Data to use —
* Begin *

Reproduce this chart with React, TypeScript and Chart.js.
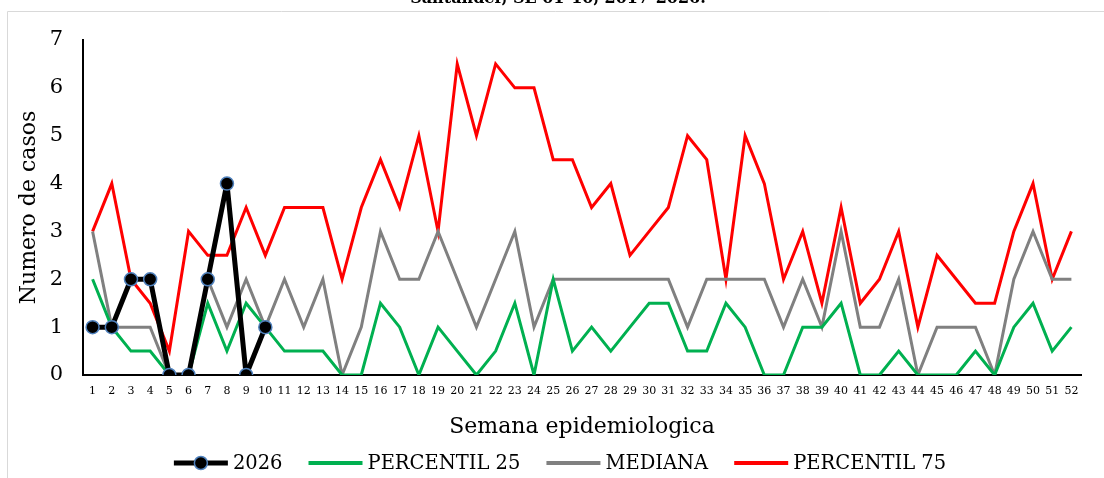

* End *
* Begin *

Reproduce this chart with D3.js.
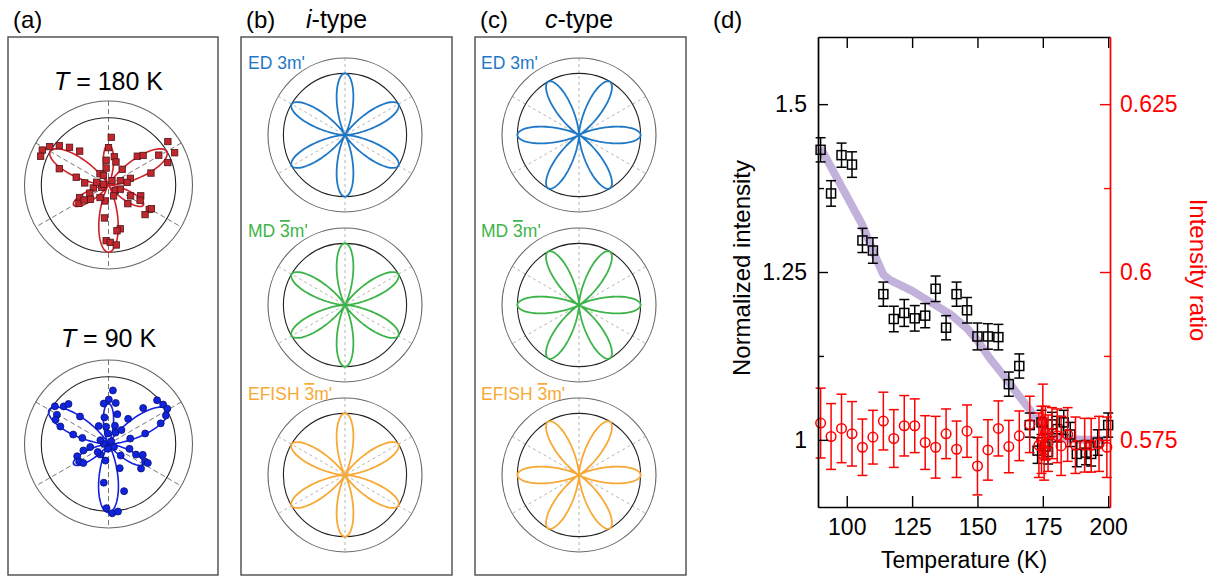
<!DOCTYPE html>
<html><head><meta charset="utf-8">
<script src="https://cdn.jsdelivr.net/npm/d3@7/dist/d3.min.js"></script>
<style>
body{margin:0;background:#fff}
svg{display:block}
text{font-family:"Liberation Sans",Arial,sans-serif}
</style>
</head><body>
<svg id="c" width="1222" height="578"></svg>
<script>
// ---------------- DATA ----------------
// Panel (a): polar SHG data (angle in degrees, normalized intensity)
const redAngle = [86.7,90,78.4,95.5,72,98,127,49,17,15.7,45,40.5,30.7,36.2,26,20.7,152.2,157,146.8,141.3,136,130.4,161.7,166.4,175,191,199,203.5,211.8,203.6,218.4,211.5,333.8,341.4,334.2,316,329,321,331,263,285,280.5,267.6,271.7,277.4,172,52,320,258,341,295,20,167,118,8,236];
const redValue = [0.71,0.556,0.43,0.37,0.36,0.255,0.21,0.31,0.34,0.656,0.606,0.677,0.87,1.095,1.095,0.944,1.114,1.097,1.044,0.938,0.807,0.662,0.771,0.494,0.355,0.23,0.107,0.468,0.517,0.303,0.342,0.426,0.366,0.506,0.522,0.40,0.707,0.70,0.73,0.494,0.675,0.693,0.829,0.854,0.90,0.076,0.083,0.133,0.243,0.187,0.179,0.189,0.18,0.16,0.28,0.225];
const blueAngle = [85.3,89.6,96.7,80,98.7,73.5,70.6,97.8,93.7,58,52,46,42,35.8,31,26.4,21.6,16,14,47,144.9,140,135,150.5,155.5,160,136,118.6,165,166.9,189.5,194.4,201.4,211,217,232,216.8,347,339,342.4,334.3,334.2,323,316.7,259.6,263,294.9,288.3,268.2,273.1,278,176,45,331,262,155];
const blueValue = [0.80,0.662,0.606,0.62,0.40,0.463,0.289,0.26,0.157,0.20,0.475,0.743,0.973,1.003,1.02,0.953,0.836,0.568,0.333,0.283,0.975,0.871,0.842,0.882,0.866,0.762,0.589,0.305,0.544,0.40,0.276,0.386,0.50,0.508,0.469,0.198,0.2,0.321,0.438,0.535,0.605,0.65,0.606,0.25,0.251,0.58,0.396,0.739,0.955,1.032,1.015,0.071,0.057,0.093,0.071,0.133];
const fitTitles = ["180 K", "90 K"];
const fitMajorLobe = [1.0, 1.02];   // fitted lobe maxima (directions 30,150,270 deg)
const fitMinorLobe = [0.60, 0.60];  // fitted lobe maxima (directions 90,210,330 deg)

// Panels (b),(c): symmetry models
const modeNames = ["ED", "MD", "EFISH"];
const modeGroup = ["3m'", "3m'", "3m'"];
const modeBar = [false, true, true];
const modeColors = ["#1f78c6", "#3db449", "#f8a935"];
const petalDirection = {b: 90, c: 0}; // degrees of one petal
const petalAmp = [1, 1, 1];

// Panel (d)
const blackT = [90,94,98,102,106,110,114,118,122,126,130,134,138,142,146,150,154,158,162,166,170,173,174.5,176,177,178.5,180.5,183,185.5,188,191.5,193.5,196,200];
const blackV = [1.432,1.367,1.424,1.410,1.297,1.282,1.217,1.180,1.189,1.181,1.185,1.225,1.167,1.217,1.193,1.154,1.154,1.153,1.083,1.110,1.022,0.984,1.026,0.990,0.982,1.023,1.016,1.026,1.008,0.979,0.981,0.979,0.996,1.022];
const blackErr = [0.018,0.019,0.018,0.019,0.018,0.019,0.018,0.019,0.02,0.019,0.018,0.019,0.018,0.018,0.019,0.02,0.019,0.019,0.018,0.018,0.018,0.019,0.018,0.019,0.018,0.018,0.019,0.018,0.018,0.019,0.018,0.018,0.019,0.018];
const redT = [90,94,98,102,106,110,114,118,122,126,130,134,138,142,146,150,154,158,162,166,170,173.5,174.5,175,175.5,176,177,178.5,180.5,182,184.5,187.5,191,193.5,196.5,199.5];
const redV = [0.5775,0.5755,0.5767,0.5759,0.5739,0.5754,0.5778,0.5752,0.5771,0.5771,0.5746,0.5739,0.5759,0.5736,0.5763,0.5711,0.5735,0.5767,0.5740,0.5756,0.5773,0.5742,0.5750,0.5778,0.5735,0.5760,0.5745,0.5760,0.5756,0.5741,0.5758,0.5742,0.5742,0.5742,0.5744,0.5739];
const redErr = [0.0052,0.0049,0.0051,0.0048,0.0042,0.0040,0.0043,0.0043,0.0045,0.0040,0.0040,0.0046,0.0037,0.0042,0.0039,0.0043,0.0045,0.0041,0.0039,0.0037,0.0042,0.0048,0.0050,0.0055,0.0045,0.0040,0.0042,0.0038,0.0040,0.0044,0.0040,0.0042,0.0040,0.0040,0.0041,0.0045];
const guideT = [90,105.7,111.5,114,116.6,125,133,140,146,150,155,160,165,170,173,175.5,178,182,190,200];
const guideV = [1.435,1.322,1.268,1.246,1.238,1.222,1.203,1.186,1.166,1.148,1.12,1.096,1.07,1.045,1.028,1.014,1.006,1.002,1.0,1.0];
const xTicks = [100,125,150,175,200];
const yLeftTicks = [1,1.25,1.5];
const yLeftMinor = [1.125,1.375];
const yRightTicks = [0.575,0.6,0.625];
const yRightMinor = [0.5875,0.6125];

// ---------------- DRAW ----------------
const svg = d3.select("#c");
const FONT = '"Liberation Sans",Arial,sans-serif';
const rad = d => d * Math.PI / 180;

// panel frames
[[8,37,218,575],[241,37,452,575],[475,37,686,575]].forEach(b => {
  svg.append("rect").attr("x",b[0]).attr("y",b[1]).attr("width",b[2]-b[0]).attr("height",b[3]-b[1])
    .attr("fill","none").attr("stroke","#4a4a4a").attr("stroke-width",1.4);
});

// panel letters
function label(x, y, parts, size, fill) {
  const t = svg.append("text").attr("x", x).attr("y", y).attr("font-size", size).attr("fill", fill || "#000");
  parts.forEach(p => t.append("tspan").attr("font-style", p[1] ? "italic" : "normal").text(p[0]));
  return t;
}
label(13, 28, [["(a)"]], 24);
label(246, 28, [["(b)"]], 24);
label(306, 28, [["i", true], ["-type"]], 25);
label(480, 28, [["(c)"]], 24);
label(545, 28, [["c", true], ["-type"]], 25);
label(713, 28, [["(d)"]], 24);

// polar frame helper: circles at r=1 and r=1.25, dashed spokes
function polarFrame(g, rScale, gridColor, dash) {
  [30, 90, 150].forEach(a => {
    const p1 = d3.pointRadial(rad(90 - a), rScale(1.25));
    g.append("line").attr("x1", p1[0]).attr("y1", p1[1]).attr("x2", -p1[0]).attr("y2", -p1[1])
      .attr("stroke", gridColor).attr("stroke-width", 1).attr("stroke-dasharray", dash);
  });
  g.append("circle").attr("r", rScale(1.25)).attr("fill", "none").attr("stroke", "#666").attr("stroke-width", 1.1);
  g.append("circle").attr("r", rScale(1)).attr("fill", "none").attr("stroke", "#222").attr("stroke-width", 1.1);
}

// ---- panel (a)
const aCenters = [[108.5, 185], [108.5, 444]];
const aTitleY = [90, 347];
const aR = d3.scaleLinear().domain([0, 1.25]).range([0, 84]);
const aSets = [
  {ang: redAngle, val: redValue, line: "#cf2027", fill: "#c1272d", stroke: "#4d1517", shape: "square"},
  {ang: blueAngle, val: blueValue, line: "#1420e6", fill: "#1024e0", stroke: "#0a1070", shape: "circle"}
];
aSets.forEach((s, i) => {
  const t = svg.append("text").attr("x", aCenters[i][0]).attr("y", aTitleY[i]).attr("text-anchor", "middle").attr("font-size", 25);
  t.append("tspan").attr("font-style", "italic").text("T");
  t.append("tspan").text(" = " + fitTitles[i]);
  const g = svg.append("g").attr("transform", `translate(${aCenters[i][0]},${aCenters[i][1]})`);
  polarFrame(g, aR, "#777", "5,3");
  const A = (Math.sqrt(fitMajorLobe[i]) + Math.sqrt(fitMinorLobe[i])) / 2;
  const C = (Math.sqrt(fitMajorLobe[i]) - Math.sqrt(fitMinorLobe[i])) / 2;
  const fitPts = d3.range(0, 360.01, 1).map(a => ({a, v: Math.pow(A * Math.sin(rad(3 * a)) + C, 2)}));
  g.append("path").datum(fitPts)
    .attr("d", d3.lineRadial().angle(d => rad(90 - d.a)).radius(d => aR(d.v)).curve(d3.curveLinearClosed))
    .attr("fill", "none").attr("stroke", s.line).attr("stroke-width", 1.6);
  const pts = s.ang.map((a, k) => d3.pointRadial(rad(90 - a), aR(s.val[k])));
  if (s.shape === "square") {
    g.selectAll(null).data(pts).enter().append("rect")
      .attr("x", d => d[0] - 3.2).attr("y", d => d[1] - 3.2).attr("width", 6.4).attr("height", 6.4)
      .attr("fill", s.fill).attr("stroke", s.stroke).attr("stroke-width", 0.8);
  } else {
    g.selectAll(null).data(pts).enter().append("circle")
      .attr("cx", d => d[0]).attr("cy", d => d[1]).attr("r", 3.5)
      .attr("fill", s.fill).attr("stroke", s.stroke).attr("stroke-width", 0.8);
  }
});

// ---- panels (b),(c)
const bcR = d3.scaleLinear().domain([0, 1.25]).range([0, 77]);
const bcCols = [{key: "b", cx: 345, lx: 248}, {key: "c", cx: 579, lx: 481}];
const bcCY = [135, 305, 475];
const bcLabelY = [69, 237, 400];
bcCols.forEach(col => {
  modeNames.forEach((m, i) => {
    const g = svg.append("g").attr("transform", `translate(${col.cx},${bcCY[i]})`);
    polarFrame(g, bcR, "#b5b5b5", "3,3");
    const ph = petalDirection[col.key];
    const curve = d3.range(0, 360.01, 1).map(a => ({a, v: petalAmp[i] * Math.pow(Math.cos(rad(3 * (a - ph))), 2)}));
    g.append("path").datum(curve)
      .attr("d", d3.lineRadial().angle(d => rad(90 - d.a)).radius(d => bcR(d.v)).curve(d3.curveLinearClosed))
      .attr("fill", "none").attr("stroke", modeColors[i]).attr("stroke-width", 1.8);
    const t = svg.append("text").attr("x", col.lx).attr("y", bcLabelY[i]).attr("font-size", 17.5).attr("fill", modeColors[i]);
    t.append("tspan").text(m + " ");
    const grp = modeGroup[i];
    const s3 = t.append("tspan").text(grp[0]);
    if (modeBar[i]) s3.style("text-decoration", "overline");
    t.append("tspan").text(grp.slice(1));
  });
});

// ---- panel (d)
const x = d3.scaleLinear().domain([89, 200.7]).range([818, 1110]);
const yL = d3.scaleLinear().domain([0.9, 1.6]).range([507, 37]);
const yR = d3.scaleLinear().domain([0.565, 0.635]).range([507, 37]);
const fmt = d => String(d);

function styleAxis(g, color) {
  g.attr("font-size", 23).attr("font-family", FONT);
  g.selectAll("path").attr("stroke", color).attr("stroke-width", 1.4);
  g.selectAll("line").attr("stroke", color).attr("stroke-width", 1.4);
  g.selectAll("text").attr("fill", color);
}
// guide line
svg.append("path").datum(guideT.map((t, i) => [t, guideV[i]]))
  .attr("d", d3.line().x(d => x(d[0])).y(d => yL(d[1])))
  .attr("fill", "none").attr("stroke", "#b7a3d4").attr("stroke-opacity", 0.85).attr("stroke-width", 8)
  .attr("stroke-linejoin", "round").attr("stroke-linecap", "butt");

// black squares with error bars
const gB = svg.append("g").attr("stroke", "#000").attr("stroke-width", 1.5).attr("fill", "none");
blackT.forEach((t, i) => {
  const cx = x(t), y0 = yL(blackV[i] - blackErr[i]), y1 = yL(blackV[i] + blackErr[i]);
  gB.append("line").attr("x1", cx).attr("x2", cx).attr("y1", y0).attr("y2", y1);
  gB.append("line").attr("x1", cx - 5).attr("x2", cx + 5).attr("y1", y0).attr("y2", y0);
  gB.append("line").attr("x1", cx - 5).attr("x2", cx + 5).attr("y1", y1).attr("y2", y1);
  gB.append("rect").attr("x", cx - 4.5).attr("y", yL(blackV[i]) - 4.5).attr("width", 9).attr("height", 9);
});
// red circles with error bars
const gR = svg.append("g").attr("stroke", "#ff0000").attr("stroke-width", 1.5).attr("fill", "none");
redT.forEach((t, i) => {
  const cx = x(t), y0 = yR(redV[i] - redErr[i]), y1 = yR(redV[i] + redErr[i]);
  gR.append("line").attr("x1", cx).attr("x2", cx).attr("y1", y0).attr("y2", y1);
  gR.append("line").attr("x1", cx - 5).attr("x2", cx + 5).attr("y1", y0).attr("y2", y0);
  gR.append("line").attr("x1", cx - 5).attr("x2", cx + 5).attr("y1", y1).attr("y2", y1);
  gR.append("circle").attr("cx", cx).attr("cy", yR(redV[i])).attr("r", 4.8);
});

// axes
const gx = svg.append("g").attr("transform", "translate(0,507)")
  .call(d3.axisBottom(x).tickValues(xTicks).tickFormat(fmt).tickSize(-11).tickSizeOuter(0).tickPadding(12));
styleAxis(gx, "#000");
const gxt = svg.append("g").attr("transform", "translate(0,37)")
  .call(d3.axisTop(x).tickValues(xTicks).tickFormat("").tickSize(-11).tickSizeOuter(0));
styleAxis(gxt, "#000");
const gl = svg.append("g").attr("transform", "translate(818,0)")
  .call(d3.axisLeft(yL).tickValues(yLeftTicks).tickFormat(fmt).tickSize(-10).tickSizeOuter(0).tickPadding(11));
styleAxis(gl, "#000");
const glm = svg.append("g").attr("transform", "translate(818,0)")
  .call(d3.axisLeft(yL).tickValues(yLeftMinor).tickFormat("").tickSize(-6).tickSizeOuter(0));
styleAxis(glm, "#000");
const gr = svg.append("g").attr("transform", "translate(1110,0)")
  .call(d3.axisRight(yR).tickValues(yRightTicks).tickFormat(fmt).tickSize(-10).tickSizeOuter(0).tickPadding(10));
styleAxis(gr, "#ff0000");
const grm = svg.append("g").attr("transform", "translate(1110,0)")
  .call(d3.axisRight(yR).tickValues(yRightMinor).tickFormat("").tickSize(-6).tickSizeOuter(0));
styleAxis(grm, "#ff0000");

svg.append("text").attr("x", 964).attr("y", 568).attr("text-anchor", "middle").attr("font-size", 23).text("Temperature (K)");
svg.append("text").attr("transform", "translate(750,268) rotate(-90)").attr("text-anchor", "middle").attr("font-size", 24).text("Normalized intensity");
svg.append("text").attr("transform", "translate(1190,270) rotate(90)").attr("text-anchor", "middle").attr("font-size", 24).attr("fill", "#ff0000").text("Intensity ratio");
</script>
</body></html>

* End *

Exercise prompt —
Find the lines above that include the string "with" and copy them.

Output for this task —
Reproduce this chart with React, TypeScript and Chart.js.
Reproduce this chart with D3.js.
// black squares with error bars
// red circles with error bars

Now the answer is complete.